Michael Jackson is at number 6. Somebody really knows how to sell records. This bid is perfectly timed, since all the re-releases are still on the shelves and on the charts. If Epic didn't buy itself this placement, I need more proof.

Down in the 40's, we have both Jacques Herzog and Santiago Calatrava. This is just more circumstantial evidence this list was rigged. How many American men have even heard of these guys? They have to be buy-ins. On a real list, made from actual votes, these two would not make the top 10,000. Maybe a few architects do read AskMen, but they are still going to be outvoted 1,000 to one by the sports and actor voters. In a real poll, Herzog and Calatrava would be below Gary Coleman, Larry the Cable Guy, Tom Bosley, and the 1980 hockey team's third alternate.

Same for Italo Zucchelli. This is just the Calvin Klein entry this year. Nobody voted for this guy. Nobody.

Robert Pattinson is another buy-in, this time from Hollywood. I could see Pattinson high on a list voted on by teenage girls, but the guys that were supposed to have voted for Draper and Usain Bolt and Lebron James wouldn't vote for pretty-boy Pattinson.
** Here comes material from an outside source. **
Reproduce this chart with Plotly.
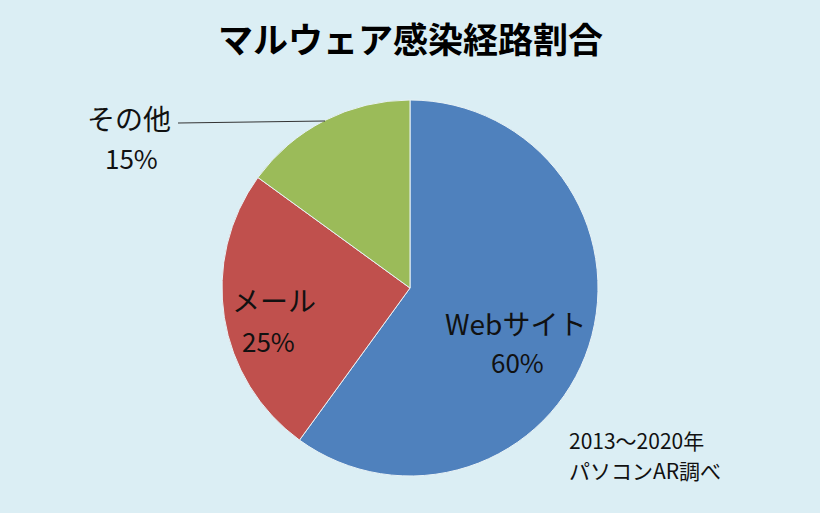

Andre Balazs, who owns a posh hotel in New York, is presented to us as a top vote-getter. Nope. I don't have to believe everything I read, and I don't believe this. What I believe is that Andre actually got fewer votes than Zucchelli. By my rules, he voted for himself, was penalized one vote, so his total is -1.

Jeff Bezos. Who are these people? Actual human men are going to vote for the founder of Amazon? Sure, and next year they will vote for the executive vice-president of marketing at Ebay and the copy boy at Mozilla and the bike messenger at Oracle.
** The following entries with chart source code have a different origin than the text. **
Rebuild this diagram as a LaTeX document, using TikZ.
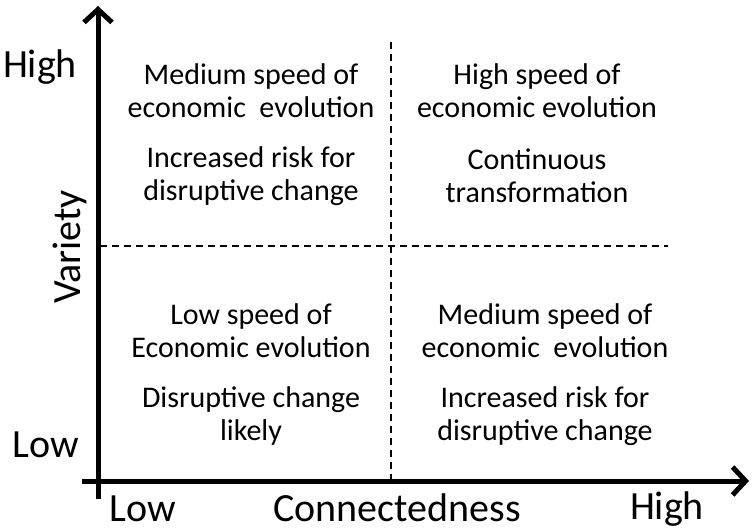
\documentclass[tikz,border=0pt]{standalone}
\usepackage{fontspec}
\setmainfont{Carlito}
\usetikzlibrary{arrows.meta}
\tikzstyle{axis}=[line width=5pt, -{Straight Barb[length=13pt, width=28pt, line width=5pt]}]
\tikzstyle{divider}=[line width=2.2pt, dash pattern=on 7pt off 5pt]
\tikzstyle{quadrant}=[align=center, font=\fontsize{30}{33}\selectfont]
\tikzstyle{axis label}=[anchor=base, inner sep=0, font=\fontsize{40}{40}\selectfont]

\begin{document}
\begin{tikzpicture}[x=1pt, y=-1pt]
    \useasboundingbox (0, 0) rectangle (753, 531);

    \coordinate (y_foot) at (98, 499);
    \coordinate (y_tip) at (98, 6);
    \coordinate (x_foot) at (82, 481);
    \coordinate (x_tip) at (749, 481);
    \coordinate (v_top) at (391, 42);
    \coordinate (v_bot) at (391, 481);
    \coordinate (h_left) at (100, 246);
    \coordinate (h_right) at (668, 246);

    \draw[divider] (v_top) -- (v_bot);
    \draw[divider] (h_left) -- (h_right);
    \draw[axis] (y_foot) -- (y_tip);
    \draw[axis] (x_foot) -- (x_tip);

    \node[axis label] (var_high) at (40, 77) {High};
    \node[axis label] (var_low) at (46, 457) {Low};
    \node[font=\fontsize{40}{40}\selectfont, rotate=90] (variety) at (70, 247) {Variety};
    \node[axis label] (con_low) at (143, 521) {Low};
    \node[axis label] (connect) at (397, 521) {Connectedness};
    \node[axis label] (con_high) at (667, 519) {High};

    \node[quadrant] (tl_speed) at (251, 91) {Medium speed of\\economic\ \ evolution};
    \node[quadrant] (tl_risk) at (251, 176) {Increased risk for\\disruptive change};
    \node[quadrant] (tr_speed) at (537, 91) {High speed of\\economic evolution};
    \node[quadrant] (tr_risk) at (537, 176) {Continuous\\transformation};
    \node[quadrant] (bl_speed) at (251, 331) {Low speed of\\Economic evolution};
    \node[quadrant] (bl_risk) at (251, 416) {Disruptive change\\likely};
    \node[quadrant] (br_speed) at (545, 331) {Medium speed of\\economic\ \ evolution};
    \node[quadrant] (br_risk) at (545, 416) {Increased risk for\\disruptive change};
  \end{tikzpicture}
\end{document}
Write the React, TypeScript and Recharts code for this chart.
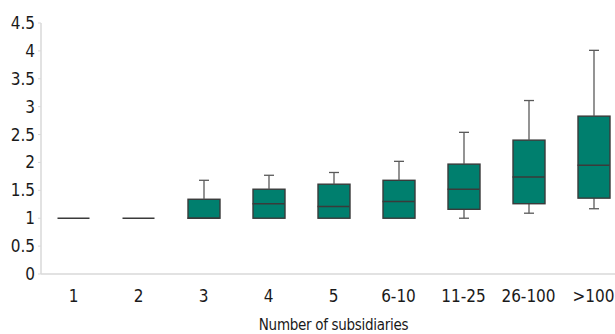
import { ComposedChart, Bar, Scatter, XAxis, YAxis } from "recharts";

const groups = ["1", "2", "3", "4", "5", "6-10", "11-25", "26-100", ">100"];
const minVals = [1, 1, 1, 1, 1, 1, 1.0, 1.09, 1.17];
const q1Vals = [1, 1, 1, 1, 1, 1, 1.16, 1.26, 1.36];
const medianVals = [1, 1, 1, 1.26, 1.21, 1.3, 1.52, 1.74, 1.95];
const q3Vals = [1, 1, 1.34, 1.52, 1.61, 1.68, 1.97, 2.4, 2.83];
const maxVals = [1, 1, 1.68, 1.77, 1.82, 2.02, 2.54, 3.11, 4.01];
const yTicks = [0, 0.5, 1, 1.5, 2, 2.5, 3, 3.5, 4, 4.5];

// stacked segments: invisible base, lower whisker, box (q1-q3), upper whisker; median drawn by a scatter
const data = groups.map((name, i) => ({
  name,
  base: minVals[i],
  lowWhisker: q1Vals[i] - minVals[i],
  box: q3Vals[i] - q1Vals[i],
  highWhisker: maxVals[i] - q3Vals[i],
  median: medianVals[i],
}));

const FONT = "'Liberation Sans Narrow', 'DejaVu Sans Condensed', sans-serif";
const BOX_FILL = "#007F6E";
const BOX_STROKE = "#3a3a3a";
const WHISKER = "#5a5a5a";
const AXIS = "#d9d9d9";
const BOX_W = 32;

const Empty = () => <g />;

const BoxPart = (props: any) => {
  const { x, y, width, height } = props;
  if (!(height > 0)) return <g />;
  return <rect x={x} y={y} width={width} height={height} fill={BOX_FILL} stroke={BOX_STROKE} strokeWidth={1.4} />;
};

const LowWhisker = (props: any) => {
  const { x, y, width, height } = props;
  if (!(height > 0.5)) return <g />;
  const cx = x + width / 2;
  return (
    <g stroke={WHISKER} strokeWidth={1.3}>
      <line x1={cx} x2={cx} y1={y} y2={y + height} />
      <line x1={cx - 5} x2={cx + 5} y1={y + height} y2={y + height} />
    </g>
  );
};

const HighWhisker = (props: any) => {
  const { x, y, width, height } = props;
  if (!(height > 0.5)) return <g />;
  const cx = x + width / 2;
  return (
    <g stroke={WHISKER} strokeWidth={1.3}>
      <line x1={cx} x2={cx} y1={y} y2={y + height} />
      <line x1={cx - 5} x2={cx + 5} y1={y} y2={y} />
    </g>
  );
};

const Median = (props: any) => {
  const { cx, cy } = props;
  return <line x1={cx - BOX_W / 2} x2={cx + BOX_W / 2} y1={cy} y2={cy} stroke={BOX_STROKE} strokeWidth={1.5} />;
};

export default function App() {
  return (
    <div
      style={{
        position: "fixed",
        left: 0,
        top: 0,
        width: 615,
        height: 334,
        overflow: "hidden",
        background: "#fff",
      }}
    >
      <ComposedChart width={630} height={334} data={data} margin={{ top: 23, right: 4, left: 0, bottom: 0 }} barSize={BOX_W}>
        <XAxis
          dataKey="name"
          height={60}
          axisLine={{ stroke: AXIS, strokeWidth: 1.5 }}
          tickLine={false}
          tickSize={6}
          tickMargin={10}
          tick={{ fill: "#1a1a1a", fontSize: 17, fontFamily: FONT }}
          interval={0}
          label={{
            value: "Number of subsidiaries",
            position: "insideBottom",
            offset: 4,
            fill: "#1a1a1a",
            fontSize: 15,
            letterSpacing: -0.3,
            fontFamily: FONT,
          }}
        />
        <YAxis
          width={41}
          domain={[0, 4.5]}
          ticks={yTicks}
          interval={0}
          axisLine={{ stroke: AXIS, strokeWidth: 1.5 }}
          tickLine={{ stroke: AXIS }}
          tickSize={3}
          tickMargin={3}
          tick={{ fill: "#1a1a1a", fontSize: 17, fontFamily: FONT }}
        />
        <Bar dataKey="base" stackId="box" shape={Empty} isAnimationActive={false} />
        <Bar dataKey="lowWhisker" stackId="box" shape={LowWhisker} isAnimationActive={false} />
        <Bar dataKey="box" stackId="box" shape={BoxPart} isAnimationActive={false} />
        <Bar dataKey="highWhisker" stackId="box" shape={HighWhisker} isAnimationActive={false} />
        <Scatter dataKey="median" shape={Median} isAnimationActive={false} />
      </ComposedChart>
    </div>
  );
}
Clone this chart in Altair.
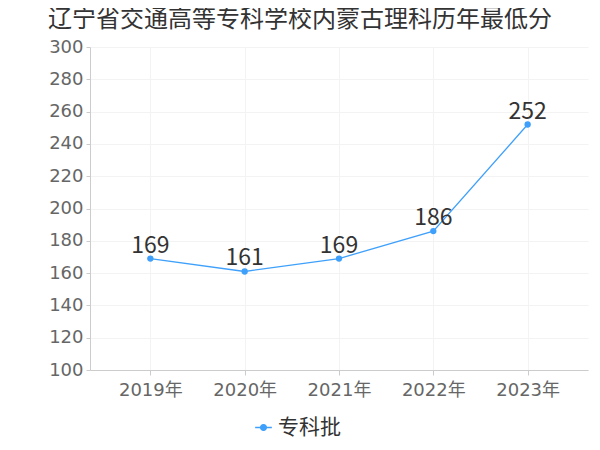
import altair as alt
import pandas as pd

years = ["2019年", "2020年", "2021年", "2022年", "2023年"]
scores = [169, 161, 169, 186, 252]
series = ["专科批"] * 5

df = pd.DataFrame({"year": years, "score": scores, "series": series})

FONT = "DejaVu Sans, Noto Sans CJK SC"
CJK = "Noto Sans CJK SC"
COLOR = "#3fa0fb"

base = alt.Chart(df).encode(
    x=alt.X("year:N", sort=years, title=None,
            scale=alt.Scale(type="point", padding=0.64),
            axis=alt.Axis(labelFontSize=18, labelColor="#666666", labelFont=FONT,
                          labelAngle=0, labelPadding=6,
                          domainColor="#cccccc", tickColor="#cccccc", tickSize=5,
                          grid=True, gridColor="#f3f3f3")),
    y=alt.Y("score:Q", title=None,
            scale=alt.Scale(domain=[100, 300], nice=False, zero=False),
            axis=alt.Axis(values=list(range(100, 301, 20)), labelFontSize=18,
                          labelColor="#666666", labelFont=FONT, labelPadding=3,
                          domainColor="#cccccc", tickColor="#cccccc", tickSize=4,
                          grid=True, gridColor="#f3f3f3")),
)

line = base.mark_line(strokeWidth=1.3, point=alt.OverlayMarkDef(filled=True, size=40, opacity=1)).encode(
    color=alt.Color("series:N", scale=alt.Scale(range=[COLOR]), title=None,
                    legend=alt.Legend(orient="none", legendX=163, legendY=370,
                                      direction="horizontal",
                                      labelFontSize=21, labelColor="#333333", labelFont=CJK,
                                      labelOffset=4,
                                      symbolType="M-1,0H1M-0.35,0A0.35,0.35,0,1,1,0.35,0A0.35,0.35,0,1,1,-0.35,0",
                                      symbolSize=280, symbolStrokeWidth=1.3,
                                      symbolFillColor=COLOR, symbolStrokeColor=COLOR))
)

labels = base.mark_text(dy=-13, fontSize=23, color="#333333", font=CJK, baseline="middle").encode(
    text="score:Q"
)

chart = alt.layer(line, labels).properties(
    width=498, height=323,
    title=alt.TitleParams("辽宁省交通高等专科学校内蒙古理科历年最低分", anchor="start",
                          frame="group", dx=-42, offset=6, fontSize=24,
                          font=CJK, fontWeight="normal", color="#333333"),
    autosize=alt.AutoSizeParams(type="none"),
    padding={"left": 82, "top": 39, "right": 4, "bottom": 72},
).configure_view(stroke=None)

chart.save("out.html", embed_options={"renderer": "svg", "actions": False})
Bear Grylls is the Discovery channel rep on the list, a handsome phony positioned to make you go to REI and spend $120 on a pair of pants that you could get at Old Navy for $15. Grylls holds the record for indoor freefall, among other things, which is again ironic. The American or British male has been in indoor freefall for about a century now, which makes Grylls record of an hour and a half seem paltry. Grylls also paramotored over Angel falls with an expeditionary group in an attempt to reach the highest, most remote mesa in South America. . . where they could leave a few empty Dasani bottles and Powerbar wrappers. He circumnavigated the British Isles on a JetSki (really), adding ten thousand gallons of petrol and exhaust to the biosphere, and holds the record for highest open-air dinner party (truly), at 25,000 feet, under a hot-air balloon. In practice for this important and memorable feat, he made over 200 parachute jumps, wasting enough fossil fuel to light Rwanda for a month. In future, he will attempt to circumnavigate his own ego on a raft inflated by his own carbon offsets. The trip is expected to take 11 weeks, with favorable winds.
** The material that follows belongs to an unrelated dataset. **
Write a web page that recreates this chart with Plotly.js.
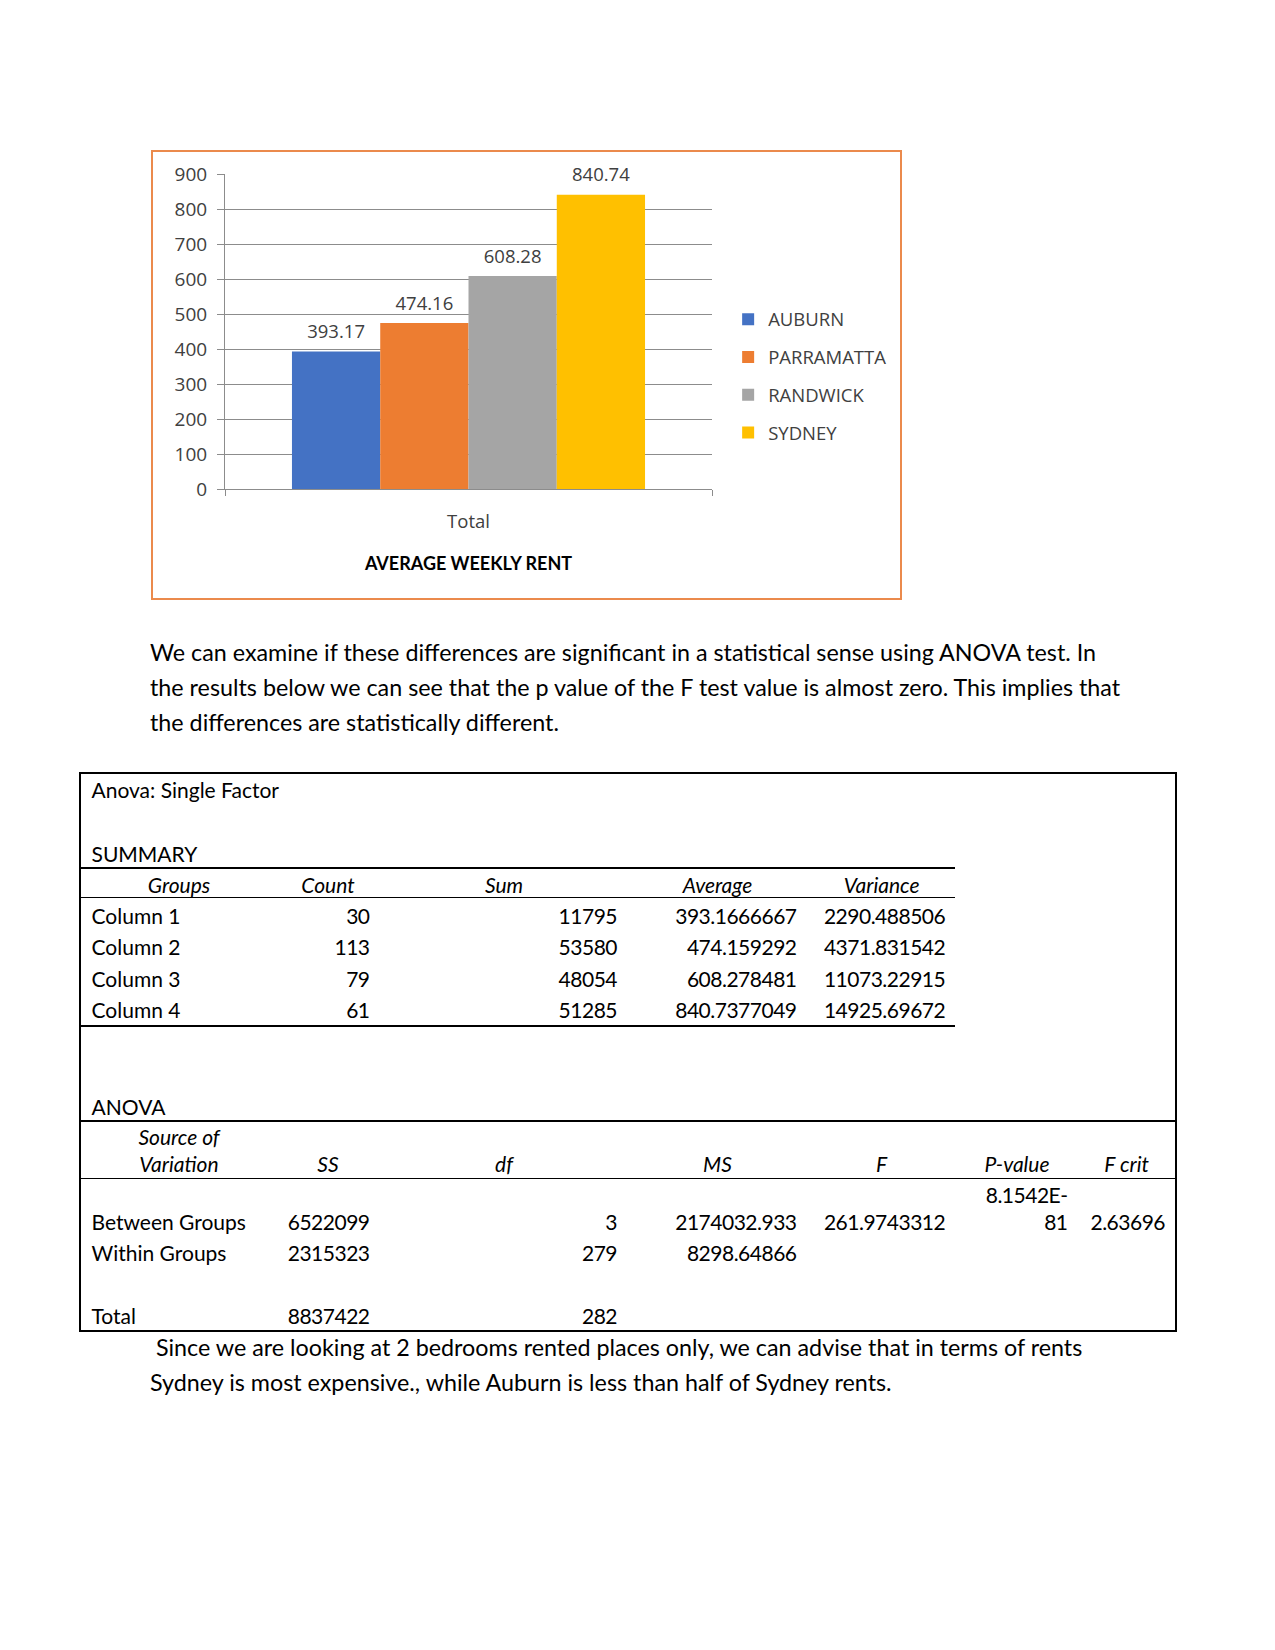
<!DOCTYPE html>
<html><head><meta charset="utf-8">
<script src="https://cdn.plot.ly/plotly-3.0.1.min.js"></script>
<style>
html,body{margin:0;padding:0;background:#fff;}
body{width:1275px;height:1650px;position:relative;overflow:hidden;font-family:Lato,'Noto Sans',sans-serif;color:#000;}
.t{position:absolute;white-space:pre;}
.hl{position:absolute;background:#000;}
</style></head><body>
<div id="chart" style="position:absolute;left:151px;top:150px;width:751px;height:450px;"></div>
<div style="position:absolute;left:151px;top:150px;width:751px;height:450px;box-sizing:border-box;border:2px solid #EB8A4C;pointer-events:none"></div>
<div id="doc"></div>
<script>
// ---------- chart data ----------
const suburbs = ['AUBURN', 'PARRAMATTA', 'RANDWICK', 'SYDNEY'];
const avgWeeklyRent = [393.17, 474.16, 608.28, 840.74];
const barColors = ['#4472C4', '#ED7D31', '#A5A5A5', '#FFC000'];
const category = ['Total'];
const chartTitle = 'AVERAGE WEEKLY RENT';

// ---------- text data ----------
const para1 = [
  'We can examine if these differences are significant in a statistical sense using ANOVA test. In',
  'the results below we can see that the p value of the F test value is almost zero. This implies that',
  'the differences are statistically different.'
];
const para2 = [
  ' Since we are looking at 2 bedrooms rented places only, we can advise that in terms of rents',
  'Sydney is most expensive., while Auburn is less than half of Sydney rents.'
];

// ---------- ANOVA table data ----------
const tableTitle = 'Anova: Single Factor';
const summaryLabel = 'SUMMARY';
const summaryHeader = ['Groups', 'Count', 'Sum', 'Average', 'Variance'];
const groupNames = ['Column 1', 'Column 2', 'Column 3', 'Column 4'];
const groupCounts = ['30', '113', '79', '61'];
const groupSums = ['11795', '53580', '48054', '51285'];
const groupAverages = ['393.1666667', '474.159292', '608.278481', '840.7377049'];
const groupVariances = ['2290.488506', '4371.831542', '11073.22915', '14925.69672'];
const anovaLabel = 'ANOVA';
const anovaHeader = ['Source of\nVariation', 'SS', 'df', 'MS', 'F', 'P-value', 'F crit'];
const sources = ['Between Groups', 'Within Groups', '', 'Total'];
const ssValues = ['6522099', '2315323', '', '8837422'];
const dfValues = ['3', '279', '', '282'];
const msValues = ['2174032.933', '8298.64866', '', ''];
const fValues = ['261.9743312', '', '', ''];
const pValues = ['8.1542E-\n81', '', '', ''];
const fCritValues = ['2.63696', '', '', ''];

// ---------- chart ----------
const gray = '#8c8c8c';
const labelFont = {family: 'Open Sans', size: 18.5, color: '#404040'};
const barTraces = suburbs.map((s, i) => ({
  type: 'bar', name: s, x: category, y: [avgWeeklyRent[i]],
  marker: {color: barColors[i]}, legendgroup: s, hoverinfo: 'skip'
}));
const labelTraces = suburbs.map((s, i) => ({
  type: 'scatter', mode: 'markers+text', name: s + ' label', x: category, y: [avgWeeklyRent[i]],
  text: [avgWeeklyRent[i].toFixed(2)], textposition: 'top center', textfont: labelFont,
  marker: {size: 12.5, opacity: 0}, cliponaxis: false, showlegend: false, legendgroup: s
}));
Plotly.newPlot('chart', barTraces.concat(labelTraces), {
  width: 751, height: 450,
  margin: {l: 74, r: 190, t: 24, b: 111},
  paper_bgcolor: 'rgba(0,0,0,0)', plot_bgcolor: 'rgba(0,0,0,0)',
  barmode: 'group', bargap: 0.275, bargroupgap: 0,
  scattermode: 'group', scattergap: 0.275,
  font: {family: 'Open Sans', size: 18.5, color: '#404040'},
  xaxis: {type: 'category', tickson: 'boundaries', ticks: 'outside', ticklen: 6, tickcolor: gray,
    showline: true, linecolor: gray, linewidth: 1, showgrid: false, ticklabelstandoff: 16,
    tickfont: {family: 'Open Sans', size: 18.5, color: '#404040'},
    title: {text: chartTitle, standoff: 25, font: {family: 'Lato', size: 18, color: '#000', weight: 'bold'}}},
  yaxis: {range: [0, 900], dtick: 100, ticks: 'outside', ticklen: 7, tickcolor: gray,
    showline: true, linecolor: gray, gridcolor: gray, gridwidth: 1, zeroline: false,
    ticklabelstandoff: 6, tickfont: {family: 'Open Sans', size: 19, color: '#404040'}},
  showlegend: true,
  legend: {xref: 'container', yref: 'container', x: 0.7685, y: 0.665, xanchor: 'left', yanchor: 'top',
    traceorder: 'grouped', tracegroupgap: 10.7, bgcolor: 'rgba(0,0,0,0)',
    font: {family: 'Open Sans', size: 18.5, color: '#404040'}}
}, {staticPlot: true, displayModeBar: false});

// ---------- document text & table ----------
const doc = document.getElementById('doc');
function put(text, x, yc, align, size, opts) {
  opts = opts || {};
  const lh = opts.lh || Math.round(size * 1.4);
  const lines = text.split('\n');
  const h = lh * lines.length;
  const d = document.createElement('div');
  d.className = 't';
  d.textContent = text;
  d.style.fontSize = size + 'px';
  d.style.lineHeight = lh + 'px';
  d.style.top = (yc - h / 2) + 'px';
  if (opts.italic) d.style.fontStyle = 'italic';
  if (opts.ls) d.style.letterSpacing = opts.ls + 'px';
  const W = 600;
  if (align === 'left') { d.style.left = x + 'px'; }
  else if (align === 'right') { d.style.left = (x - W) + 'px'; d.style.width = W + 'px'; d.style.textAlign = 'right'; }
  else { d.style.left = (x - W / 2) + 'px'; d.style.width = W + 'px'; d.style.textAlign = 'center'; }
  doc.appendChild(d);
}
function hline(x1, x2, y, w) {
  const d = document.createElement('div'); d.className = 'hl';
  d.style.left = x1 + 'px'; d.style.width = (x2 - x1) + 'px';
  d.style.top = (y - w / 2) + 'px'; d.style.height = w + 'px';
  doc.appendChild(d);
}
function vline(x, y1, y2, w) {
  const d = document.createElement('div'); d.className = 'hl';
  d.style.left = (x - w / 2) + 'px'; d.style.width = w + 'px';
  d.style.top = y1 + 'px'; d.style.height = (y2 - y1) + 'px';
  doc.appendChild(d);
}

const PS = 23.3, TS = 21;
const num = {ls: -0.5};
para1.forEach((l, i) => put(l, 150, 652 + i * 35, 'left', PS));
put(para2[0], 150, 1347.6, 'left', PS);
put(para2[1], 150, 1382, 'left', PS);

// table frame
const TL = 80, TR = 1176, TT = 773, TB = 1331;
hline(TL, TR, TT, 2); hline(TL, TR, TB, 2); vline(TL, TT - 1, TB + 1, 2); vline(TR, TT - 1, TB + 1, 2);
hline(TL, 955, 867.7, 2); hline(TL, 955, 897.7, 1.2); hline(TL, 955, 1025.7, 2);
hline(TL, TR, 1120.7, 2); hline(TL, TR, 1178.3, 1.2);

const leftX = 91.5;
const centers = [179, 328, 504, 717.5, 881.6, 1017, 1126.6];
const rights = [369.5, 617, 796.5, 945.2, 1067.5, 1165];
put(tableTitle, leftX, 789, 'left', TS);
put(summaryLabel, leftX, 853, 'left', TS);
summaryHeader.forEach((h, i) => put(h, centers[i], 884, 'center', TS, {italic: true}));
const rowY = [915, 946.7, 978, 1009];
groupNames.forEach((g, r) => {
  put(g, leftX, rowY[r], 'left', TS);
  put(groupCounts[r], rights[0], rowY[r], 'right', TS, num);
  put(groupSums[r], rights[1], rowY[r], 'right', TS, num);
  put(groupAverages[r], rights[2], rowY[r], 'right', TS, num);
  put(groupVariances[r], rights[3], rowY[r], 'right', TS, num);
});
put(anovaLabel, leftX, 1106.7, 'left', TS);
put(anovaHeader[0], centers[0], 1149.8, 'center', TS, {italic: true, lh: 27});
anovaHeader.slice(1).forEach((h, i) => put(h, centers[i + 1], 1163.3, 'center', TS, {italic: true}));
const aRowY = [1221.7, 1252.3, 1283.8, 1315];
sources.forEach((s, r) => {
  const y = aRowY[r];
  if (s) put(s, leftX, y, 'left', TS);
  if (ssValues[r]) put(ssValues[r], rights[0], y, 'right', TS, num);
  if (dfValues[r]) put(dfValues[r], rights[1], y, 'right', TS, num);
  if (msValues[r]) put(msValues[r], rights[2], y, 'right', TS, num);
  if (fValues[r]) put(fValues[r], rights[3], y, 'right', TS, num);
  if (pValues[r]) put(pValues[r], rights[4], y - 13.7, 'right', TS, {lh: 27.4, ls: -0.5});
  if (fCritValues[r]) put(fCritValues[r], rights[5], y, 'right', TS, num);
});
</script>
</body></html>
If you don't believe in buy-ins, check out Gary Vaynerchuk at number 18. Gary is a wine critic, sandwiched in this list between Ashton Kutcher and Ryan Seacrest. Does Ashton even know how to spell wine? Can Ryan remove a cork, from his ass? The wine business must be good, is all I can say, if Gary can afford to buy in above Seacrest and Clooney and Pitt.

Jack Dorsey is just a lower-ranked Zuckerberg. Dorsey is the guy behind Twitter, which will last into next year, maybe, when it will be replaced by Twatter. Again, I bet no one voted for this guy except his own executives and bankers and agents.

Likewise, Tom Ford is a higher placed Zucchelli. Ford simply outbid Calvin Klein for this placement.

Dana White, of Ultimate Fighting, is one more example of my thesis. He has money to buy this sort of promotion. This list is nothing more than propaganda for big business. It is a transparent and ridiculous fictional poll topped by a fictional character, in a fictional country on a fictional planet in a universe only statistically and hypothetically allowed to exist (check Wikipedia if you don't believe me: page: quantum mechanics).